Every time that I smile, Every time that I sigh, I think of your face, And a tear escapes my eye. // You were my world, My inspiration and my heart, But when you left me, I thought I would fall apart. // You were my best friend, My one true 'confidante', And that's not all you were, You were also my mom. // I didn't want to live without you, But you would have wanted me to, And if there's anyone I want to make happy, That anyone is you // I would have given anything to have you back, But I know now that it was meant to be, For you are still watching from up there, And I know you're watching me.// I'll make you proud mom, I'm going to fulfill your wish, You're going to see me and smile, That's a daughter's promise.

Monday, 12 March 2012

Life: What Matters.

Ready or not, someday it will all come to an end. There will be no more sunrises, no minutes, hours or days. All the things you collected, whether treasured or forgotten, will pass to someone else. Your wealth, fame and temporal power will shrivel to irrelevance. It will not matter what you owned or what you were owed. Your grudges, resentments, frustrations, and jealousies will finally disappear. So, too, your hopes, ambitions, plans, and to-do lists will expire. The wins and losses that once seemed so important will fade away. It won’t matter where you came from, or on what side of the tracks you lived, at the end. It won’t matter whether you were beautiful or brilliant — even your gender and skin colour will be irrelevant. So what will matter? How will the value of your days be measured? What will matter is not what you bought, but what you built; not what you got, but what you gave. What will matter is not your success, but your significance. What will matter is not what you learned, but what you taught. What will matter is every act of integrity, compassion, courage or sacrifice that enriched, empowered or encouraged others to emulate your example. What will matter is not your competence, but your character.What will matter is not how many people you knew, but how many will feel a lasting loss when you’re gone. What will matter is not your memories, but the memories that live in those who loved you.

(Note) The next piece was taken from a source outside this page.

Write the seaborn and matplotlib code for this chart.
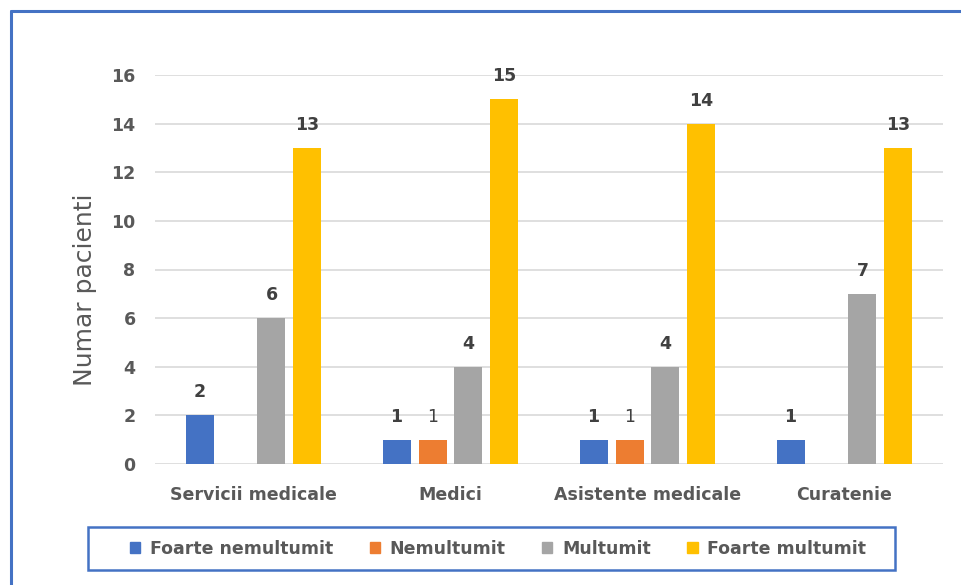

What will matter is how long you will be remembered, by whom and for what. .... Just a thought !!!

Thursday, 8 March 2012

Inner Voices

A surreal calm , somehow surrounds me, Even as My unattended soul grows weeds, The Madness of the world as I see The pain of many a heart that bleeds.// My spoken words get lost in the wind , For once uttered they are lost anyway, Promises once that were made to remind Like dry leaves one day just blown away. // Chaotic quiet voices then speak aloud, Clambering to make themselves heard.// Thoughts hazy like a monsoon cloud Life's situations seeming so absurd . Struggle I do with the battle in me // To brush these sad thoughts away.. Away melancholy..away with thee, Let the music in my heart just play

Tuesday, 6 March 2012

Miss you Papa

In tears we saw you sinking, we watched you fad away, Our hearts were almost broken, you fought so hard to stay // But when we saw you sleeping, so peaceful, free from pain, we could not wish you back to suffer that again.// a beatuful life came to a sudden end, he died, as he lived, everyones friend. // he was always thoughtful, loving and kind what a precious memory he left behind. // he left us suddenly, his thoughts unknown but he left us memories we are proud to own, treasure him, Got in your garden of reest, For in our world he was one of the best // In memory of my papa i miss you and wish i had the chance to say goodbye but always remember i love you, and we will meet again one day. *Miss you PAPA*

Monday, 5 March 2012

Treasured Moment

A few treasured moments More precious than Gold, To me far more they meant Than any story told. // I cherish every happiness Every smile shared with you, They are a balm to my loneliness, They chase away my blues.// A tiny thought of you , Is all that it takes To bring smiles a few And give my mind a break. // An inexplicable feeling An euphoric cloud it is , Thoughts however fleeting Giving sadness a miss. // You are a precious one to me Among what I treasure the most, Maybe someday you will see To you my heart will always play host!

Saturday, 3 March 2012

Smiles and Butterflies

Smiles n butterflies, flowers n sunshine, A walk on the beach , n your hand in mine// Idyllic it sounds, the wind in my hair Mind at rest, in the world not a care.// Far from reality, my lil idyllic world// So beautiful that for a dream its sold.. // Then comes a tempest that uproots n burns // These idealistic thoughts it just churns// But through all days I just see your smile // Makes my days special , helps trudge the mile.